Mais c’est se faire des idées à partir de bêtises sur papier. Une telle sottise est insignifiante comparée aux révélations monstrueuses sur la cruauté américaine : le récit, par exemple, de la façon dont les troupes américaines ont tué près de 700 civils qui s’étaient approchés trop près de leurs points de contrôle, y compris des femmes enceintes et des malades mentaux. Et l’instruction donnée aux forces américaines (vous savez, cette partie de l’histoire livrée par Chelsea Manning) de ne pas enquêter lorsque leurs alliés militaires irakiens fouettaient les prisonniers avec des câbles épais, les suspendaient à des crochets au plafond, leur perçaient des trous dans les jambes à l’aide de perceuses électriques et les agressaient sexuellement. Une enquête secrète américaine (qui constitue elle-même une sous-estimation importante), dénombre 109 000 décès en Irak et en Afghanistan. 66 081 d’entre eux ont été officiellement classés comme non-combattants. Je me demande quelle aurait été la réaction américaine à la mort de 66 000 citoyens américains, soit 20 fois plus que les morts du 11 septembre ?

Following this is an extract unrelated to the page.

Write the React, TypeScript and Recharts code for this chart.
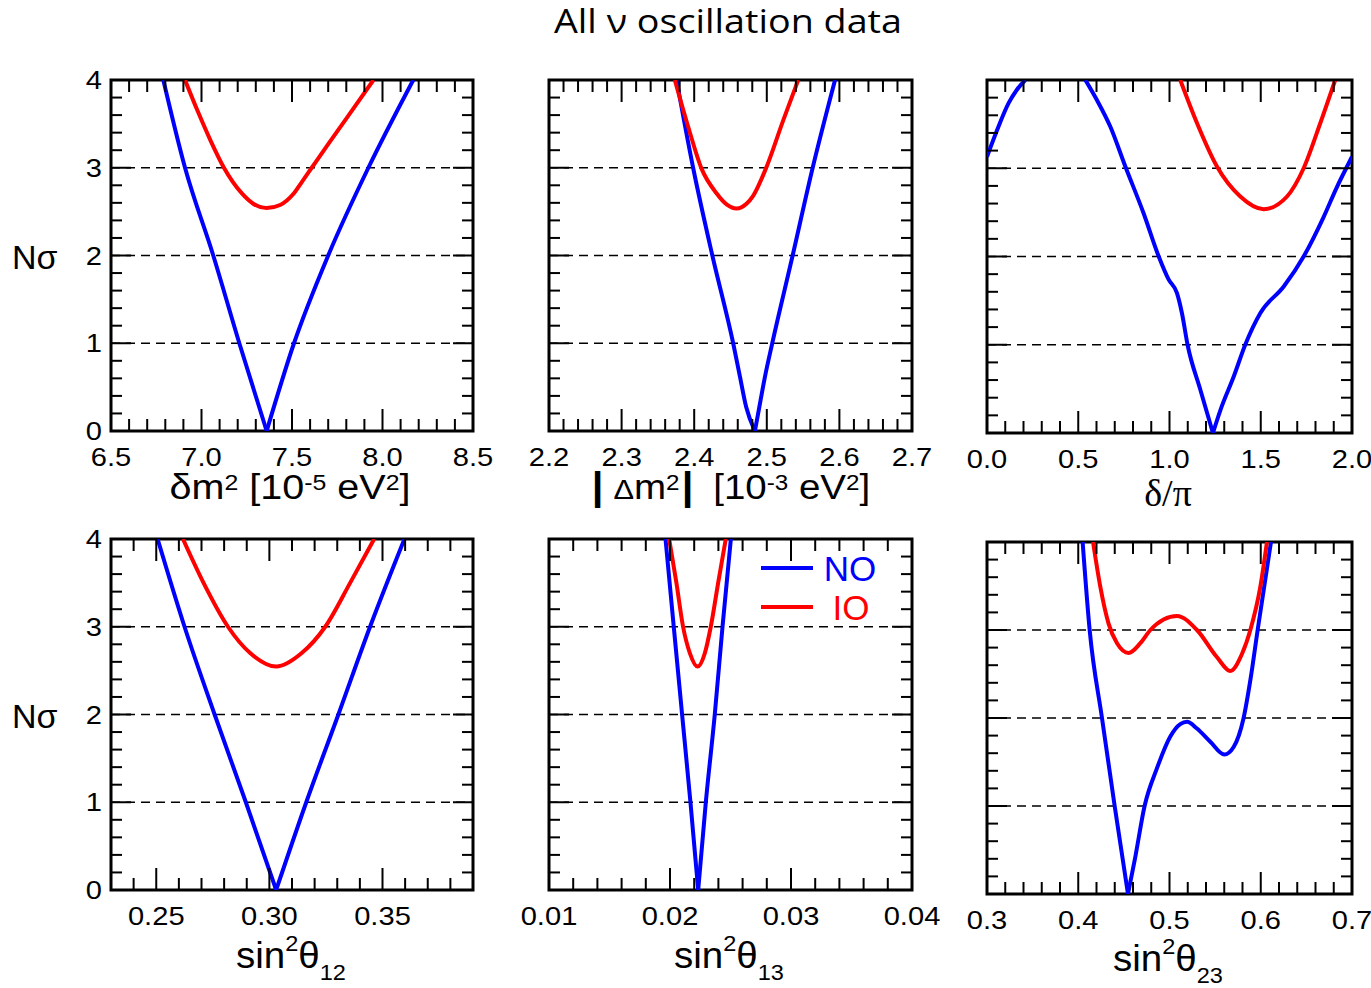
import React from "react";
import { LineChart, Line, XAxis, YAxis, ReferenceLine, ReferenceArea } from "recharts";

const SANS = "'Liberation Sans', Arial, Helvetica, sans-serif";
const SERIF = "'Liberation Serif', 'Times New Roman', serif";

const chartTitle = "All \u03bd oscillation data";
const seriesNames = ["NO", "IO"];
const seriesColors = ["#0000ff", "#ff0000"];
const sigmaLevels = [1, 2, 3];
const yMajor = [0, 1, 2, 3, 4];
const yMajorLabels = ["0", "1", "2", "3", "4"];

// delta m^2_21
const dm21Major = [6.5, 7.0, 7.5, 8.0, 8.5];
const dm21Labels = ["6.5", "7.0", "7.5", "8.0", "8.5"];
const dm21NOx = [6.789, 6.909, 7.065, 7.209, 7.36, 7.511, 7.70, 7.922, 8.17];
const dm21NOy = [4, 3, 2, 1, 0, 1, 2, 3, 4];
const dm21NOtip = 7.36;
const dm21IOx = [6.909, 6.98, 7.05, 7.124, 7.222, 7.286, 7.36, 7.434, 7.507, 7.555, 7.609, 7.70, 7.80, 7.95];
const dm21IOy = [4, 3.64, 3.31, 3.0, 2.71, 2.59, 2.54, 2.575, 2.7, 2.84, 3.0, 3.27, 3.56, 4.0];

// |Delta m^2|
const dm31Major = [2.2, 2.3, 2.4, 2.5, 2.6, 2.7];
const dm31Labels = ["2.2", "2.3", "2.4", "2.5", "2.6", "2.7"];
const dm31NOx = [2.3757, 2.3985, 2.425, 2.4537, 2.463, 2.4717, 2.4836, 2.4881, 2.4975, 2.5075, 2.5356, 2.5632, 2.594];
const dm31NOy = [4, 3, 2, 1, 0.62, 0.27, 0, 0.2, 0.62, 1, 2, 3, 4];
const dm31NOtip = 2.4836;
const dm31IOx = [2.3733, 2.3916, 2.4101, 2.4307, 2.445, 2.4583, 2.472, 2.4812, 2.4987, 2.5226, 2.5433];
const dm31IOy = [4, 3.47, 2.99, 2.71, 2.58, 2.536, 2.59, 2.68, 2.99, 3.54, 4];

// delta / pi
const cpMajor = [0, 0.5, 1.0, 1.5, 2.0];
const cpLabels = ["0.0", "0.5", "1.0", "1.5", "2.0"];
const cpNOx = [0, 0.055, 0.119, 0.164, 0.21, 0.375, 0.539, 0.603, 0.676, 0.758, 0.858, 0.941, 0.995, 1.041, 1.068, 1.099, 1.169, 1.238, 1.279, 1.352, 1.415, 1.498, 1.626, 1.735, 1.845, 1.918, 1.973, 2.0];
const cpNOy = [3.13, 3.43, 3.74, 3.89, 4.0, null, 4.0, 3.77, 3.47, 3.02, 2.49, 2.0, 1.74, 1.585, 1.36, 1.0, 0.49, 0, 0.26, 0.64, 1.0, 1.36, 1.66, 2.0, 2.45, 2.79, 3.02, 3.13];
const cpNOtip = 1.238;
const cpIOx = [1.059, 1.151, 1.26, 1.388, 1.516, 1.644, 1.735, 1.826, 1.908];
const cpIOy = [4, 3.51, 3.02, 2.68, 2.536, 2.68, 3.0, 3.51, 4];

// sin^2 theta12
const s12Major = [0.25, 0.30, 0.35];
const s12Labels = ["0.25", "0.30", "0.35"];
const s12NOx = [0.2506, 0.2625, 0.2758, 0.2896, 0.303, 0.3163, 0.3305, 0.3445, 0.3597];
const s12NOy = [4, 3, 2, 1, 0, 1, 2, 3, 4];
const s12NOtip = 0.303;
const s12IOx = [0.2618, 0.2709, 0.2817, 0.2915, 0.303, 0.3143, 0.3247, 0.3357, 0.3463];
const s12IOy = [4, 3.5, 3.0, 2.7, 2.546, 2.7, 3.0, 3.5, 4];

// sin^2 theta13
const s13Major = [0.01, 0.02, 0.03, 0.04];
const s13Labels = ["0.01", "0.02", "0.03", "0.04"];
const s13NOx = [0.01963, 0.02031, 0.021, 0.02169, 0.02233, 0.02296, 0.0237, 0.02434, 0.02503];
const s13NOy = [4, 3, 2, 1, 0, 1, 2, 3, 4];
const s13NOtip = 0.02233;
const s13IOx = [0.01993, 0.02053, 0.02108, 0.02164, 0.02228, 0.02288, 0.02337, 0.02398, 0.02461];
const s13IOy = [4, 3.5, 3.0, 2.7, 2.546, 2.7, 3.0, 3.5, 4];

// sin^2 theta23
const s23Major = [0.3, 0.4, 0.5, 0.6, 0.7];
const s23Labels = ["0.3", "0.4", "0.5", "0.6", "0.7"];
const s23NOx = [0.4048, 0.4125, 0.426, 0.4399, 0.4545, 0.4625, 0.4727, 0.4863, 0.5009, 0.5118, 0.5192, 0.5301, 0.5447, 0.5601, 0.5703, 0.5812, 0.5886, 0.5966, 0.6112];
const s23NOy = [4, 3, 2, 1, 0, 0.42, 1.0, 1.43, 1.79, 1.93, 1.956, 1.88, 1.73, 1.585, 1.67, 2.0, 2.43, 3.0, 4];
const s23NOtip = 0.4545;
const s23IOx = [0.4162, 0.4242, 0.4333, 0.4425, 0.4552, 0.468, 0.479, 0.4935, 0.5082, 0.5301, 0.5521, 0.5666, 0.5795, 0.5886, 0.5995, 0.6068];
const s23IOy = [4, 3.49, 3.07, 2.85, 2.74, 2.85, 3.0, 3.12, 3.16, 3.0, 2.69, 2.535, 2.73, 3.0, 3.49, 4];

type Pt = { x: number; y: number | null };
const zip = (xs: number[], ys: (number | null)[]): Pt[] => xs.map((x, i) => ({ x, y: ys[i] }));

const makeTicks = (min: number, max: number, step: number) => {
  const n = Math.round((max - min) / step);
  const out: number[] = [];
  for (let i = 0; i <= n; i++) out.push(+(min + i * step).toFixed(6));
  return out;
};

const findMajor = (majors: number[], v: number) => majors.findIndex((m) => Math.abs(m - v) < 1e-7);

type PanelCfg = {
  left: number; top: number; w: number; h: number;
  domain: [number, number]; step: number;
  major: number[]; labels: string[]; showY: boolean;
  no: Pt[]; noTip: number; io: Pt[];
};

const panels: PanelCfg[] = [
  { left: 111, top: 80, w: 362, h: 351, domain: [6.5, 8.5], step: 0.1, major: dm21Major, labels: dm21Labels, showY: true, no: zip(dm21NOx, dm21NOy), noTip: dm21NOtip, io: zip(dm21IOx, dm21IOy) },
  { left: 549, top: 80, w: 363, h: 351, domain: [2.2, 2.7], step: 0.02, major: dm31Major, labels: dm31Labels, showY: false, no: zip(dm31NOx, dm31NOy), noTip: dm31NOtip, io: zip(dm31IOx, dm31IOy) },
  { left: 987, top: 80, w: 365, h: 353, domain: [0, 2], step: 0.1, major: cpMajor, labels: cpLabels, showY: false, no: zip(cpNOx, cpNOy), noTip: cpNOtip, io: zip(cpIOx, cpIOy) },
  { left: 111, top: 539, w: 362, h: 351, domain: [0.23, 0.39], step: 0.01, major: s12Major, labels: s12Labels, showY: true, no: zip(s12NOx, s12NOy), noTip: s12NOtip, io: zip(s12IOx, s12IOy) },
  { left: 549, top: 539, w: 363, h: 351, domain: [0.01, 0.04], step: 0.002, major: s13Major, labels: s13Labels, showY: false, no: zip(s13NOx, s13NOy), noTip: s13NOtip, io: zip(s13IOx, s13IOy) },
  { left: 987, top: 542, w: 365, h: 352, domain: [0.3, 0.7], step: 0.02, major: s23Major, labels: s23Labels, showY: false, no: zip(s23NOx, s23NOy), noTip: s23NOtip, io: zip(s23IOx, s23IOy) },
];

const ML = 60, MT = 15, MR = 30, MB = 50;
const TICK_SX = 1.12;

function Panel({ cfg }: { cfg: PanelCfg }) {
  const xTicks = makeTicks(cfg.domain[0], cfg.domain[1], cfg.step);
  const yTicks = makeTicks(0, 4, 0.2);
  const noLeft = cfg.no.filter((p) => p.x <= cfg.noTip);
  const noRight = cfg.no.filter((p) => p.x >= cfg.noTip);
  const renderXTick = (p: any) => {
    const { x, y, payload } = p;
    const idx = findMajor(cfg.major, payload.value);
    const len = idx >= 0 ? 22 : 12;
    return (
      <g>
        <line x1={x} y1={y} x2={x} y2={y - len} stroke="#000" strokeWidth={2} />
        <line x1={x} y1={y - cfg.h} x2={x} y2={y - cfg.h + len} stroke="#000" strokeWidth={2} />
        {idx >= 0 ? (
          <g transform={`translate(${x} ${y + 35}) scale(${TICK_SX} 1)`}>
            <text x={0} y={0} textAnchor="middle" fontSize={26} fontFamily={SANS} fill="#000">
              {cfg.labels[idx]}
            </text>
          </g>
        ) : null}
      </g>
    );
  };
  const renderYTick = (p: any) => {
    const { x, y, payload } = p;
    const idx = findMajor(yMajor, payload.value);
    const len = idx >= 0 ? 20 : 11;
    return (
      <g>
        <line x1={x} y1={y} x2={x + len} y2={y} stroke="#000" strokeWidth={2} />
        <line x1={x + cfg.w} y1={y} x2={x + cfg.w - len} y2={y} stroke="#000" strokeWidth={2} />
        {idx >= 0 && cfg.showY ? (
          <g transform={`translate(${x - 9} ${y + 9}) scale(${TICK_SX} 1)`}>
            <text x={0} y={0} textAnchor="end" fontSize={26} fontFamily={SANS} fill="#000">
              {yMajorLabels[idx]}
            </text>
          </g>
        ) : null}
      </g>
    );
  };
  return (
    <div style={{ position: "absolute", left: cfg.left - ML, top: cfg.top - MT }}>
      <LineChart width={cfg.w + ML + MR} height={cfg.h + MT + MB} margin={{ top: MT, right: MR, bottom: 0, left: 0 }}>
        <XAxis
          dataKey="x"
          type="number"
          domain={cfg.domain}
          allowDataOverflow
          ticks={xTicks}
          interval={0}
          height={MB}
          tickSize={0}
          tickMargin={0}
          axisLine={false}
          tickLine={false}
          tick={renderXTick}
        />
        <YAxis
          type="number"
          domain={[0, 4]}
          allowDataOverflow
          ticks={yTicks}
          interval={0}
          width={ML}
          tickSize={0}
          tickMargin={0}
          axisLine={false}
          tickLine={false}
          tick={renderYTick}
        />
        {sigmaLevels.map((s) => (
          <ReferenceLine key={s} y={s} stroke="#000" strokeWidth={1.6} strokeDasharray="9 6" />
        ))}
        <Line data={noLeft} dataKey="y" name={seriesNames[0]} type="monotone" stroke={seriesColors[0]} strokeWidth={4} dot={false} activeDot={false} connectNulls={false} isAnimationActive={false} />
        <Line data={noRight} dataKey="y" name={seriesNames[0]} type="monotone" stroke={seriesColors[0]} strokeWidth={4} dot={false} activeDot={false} connectNulls={false} isAnimationActive={false} />
        <Line data={cfg.io} dataKey="y" name={seriesNames[1]} type="monotone" stroke={seriesColors[1]} strokeWidth={4} dot={false} activeDot={false} isAnimationActive={false} />
        <ReferenceArea x1={cfg.domain[0]} x2={cfg.domain[1]} y1={0} y2={4} fill="none" fillOpacity={0} stroke="#000" strokeWidth={3} />
      </LineChart>
    </div>
  );
}

type Part = { t: string; k?: "sup" | "sub"; size?: number; dx?: number; bold?: boolean };

function Rich({ x, y, parts, size = 35, sx = 1, up = 8, down = 12, family = SANS }: { x: number; y: number; parts: Part[]; size?: number; sx?: number; up?: number; down?: number; family?: string }) {
  let level = 0;
  const spans = parts.map((p, i) => {
    const target = p.k === "sup" ? -up : p.k === "sub" ? down : 0;
    const dy = target - level;
    level = target;
    return (
      <tspan key={i} dy={dy !== 0 ? dy : undefined} dx={p.dx} fontSize={p.size ?? (p.k ? 22 : size)} fontWeight={p.bold ? "bold" : undefined}>
        {p.t}
      </tspan>
    );
  });
  return (
    <g transform={`translate(${x} ${y}) scale(${sx} 1)`}>
      <text x={0} y={0} textAnchor="middle" fontFamily={family} fontSize={size} fill="#000">
        {spans}
      </text>
    </g>
  );
}

const dm21Title: Part[] = [{ t: "\u03b4m" }, { t: "2", k: "sup" }, { t: " [10" }, { t: "-5", k: "sup" }, { t: " eV" }, { t: "2", k: "sup" }, { t: "]" }];
const dm31Title: Part[] = [
  { t: "|", bold: true, size: 38 }, { t: "\u0394", size: 28, dx: 9 }, { t: "m" }, { t: "2", k: "sup" },
  { t: "|", bold: true, size: 38, dx: 2 }, { t: "[10", dx: 18 }, { t: "-3", k: "sup" }, { t: " eV" }, { t: "2", k: "sup" }, { t: "]" },
];
const s12Title: Part[] = [{ t: "sin" }, { t: "2", k: "sup" }, { t: "\u03b8" }, { t: "12", k: "sub" }];
const s13Title: Part[] = [{ t: "sin" }, { t: "2", k: "sup" }, { t: "\u03b8" }, { t: "13", k: "sub" }];
const s23Title: Part[] = [{ t: "sin" }, { t: "2", k: "sup" }, { t: "\u03b8" }, { t: "23", k: "sub" }];

export default function App() {
  return (
    <div style={{ position: "absolute", left: 0, top: 0, width: 1371, height: 988, overflow: "hidden", background: "#fff" }}>
      {panels.map((p, i) => (
        <Panel key={i} cfg={p} />
      ))}
      <svg width={1371} height={988} style={{ position: "absolute", left: 0, top: 0, pointerEvents: "none" }}>
        <text x={554} y={33} textLength={348} lengthAdjust="spacingAndGlyphs" fontFamily="'Open Sans', Lato, sans-serif" fontSize={32} fill="#000">
          {chartTitle}
        </text>
        <text x={12} y={269} fontFamily={SANS} fontSize={34} fill="#000">N{"\u03c3"}</text>
        <text x={12} y={728} fontFamily={SANS} fontSize={34} fill="#000">N{"\u03c3"}</text>

        <Rich x={290} y={499} parts={dm21Title} sx={1.13} up={9} />
        <Rich x={731} y={499} parts={dm31Title} sx={1.1} up={9} />
        <text x={1168} y={506} textAnchor="middle" fontFamily={SERIF} fontSize={38} fill="#000">
          {"\u03b4/\u03c0"}
        </text>
        <Rich x={291} y={968} parts={s12Title} size={36} sx={1.07} up={17} down={12} />
        <Rich x={729} y={968} parts={s13Title} size={36} sx={1.07} up={17} down={12} />
        <Rich x={1168} y={971} parts={s23Title} size={36} sx={1.07} up={17} down={12} />

        <line x1={761} x2={813} y1={568} y2={568} stroke={seriesColors[0]} strokeWidth={4} />
        <text x={850} y={581} textAnchor="middle" fontFamily={SANS} fontSize={35} fill={seriesColors[0]}>{seriesNames[0]}</text>
        <line x1={761} x2={813} y1={607} y2={607} stroke={seriesColors[1]} strokeWidth={4} />
        <text x={851} y={620} textAnchor="middle" fontFamily={SANS} fontSize={35} fill={seriesColors[1]}>{seriesNames[1]}</text>
      </svg>
    </div>
  );
}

Rien de tout ça, bien sûr, n’était censé être public, et vous devinez pourquoi. Les pires de ces documents étaient secrets, non pas parce qu’ils s’étaient glissés accidentellement dans un dossier de l’administration militaire portant la mention « confidentiel » ou « pour vos yeux seulement », mais parce qu’ils représentaient le camouflage systématique de crimes d’État à grande échelle.

Les responsables de ces atrocités devraient maintenant être jugés, extradés de l’endroit où ils se cachent et emprisonnés pour leurs crimes contre l’humanité. Mais non, nous allons punir les divulgateurs, aussi pathétiques que soient leurs motifs.

Bien sûr, nous autres journalistes, les gens des « organisations de presse reconnues », pouvons nous inquiéter des conséquences de tout cela pour notre profession. Mais mieux vaut rechercher d’autres vérités, tout aussi périlleuses pour les autorités. Pourquoi ne pas découvrir, par exemple, ce que Mike Pompeo a dit en privé à Mohammed bin Salman ? Quelles promesses toxiques Donald Trump a-t-il pu faire à Netanyahu ? Quelles relations les États-Unis entretiennent-ils encore secrètement avec l’Iran, pourquoi ont-ils même maintenu d’importants contacts (irrégulièrement, silencieusement et à la dérobée) avec des éléments du régime syrien ?

Pourquoi attendre dix ans que le prochain Assange nous arrive avec un autre semi-remorque de secrets d’État ?

Mais le feu rouge habituel, c’est-à-dire ce que nous découvrons à travers le bon vieux journalisme d’enquête, du témoignage des Gorges profondes ou les contacts de confiance, va révéler (si nous faisons notre travail) la même vile tromperie de nos maîtres, celle qui a conduit à la clameur de haine contre Assange et Manning et également contre Edward Snowden : nous ne serons pas mis en accusation parce que la poursuite de ces trois personnes a établi un dangereux précédent juridique. Mais nous serons persécutés pour les mêmes raisons : parce que ce que nous divulguerons prouvera sans recours possible que nos gouvernements et ceux de nos alliés commettent des crimes de guerre. Et les responsables de ces iniquités essaieront de nous faire payer une telle indiscrétion d’une vie derrière les barreaux.

La honte et la crainte de devoir rendre des comptes pour ce qui a été fait par nos autorités en matière de « sécurité », et non la violation de la loi par des lanceurs d’alerte, voilà ce dont il s’agit.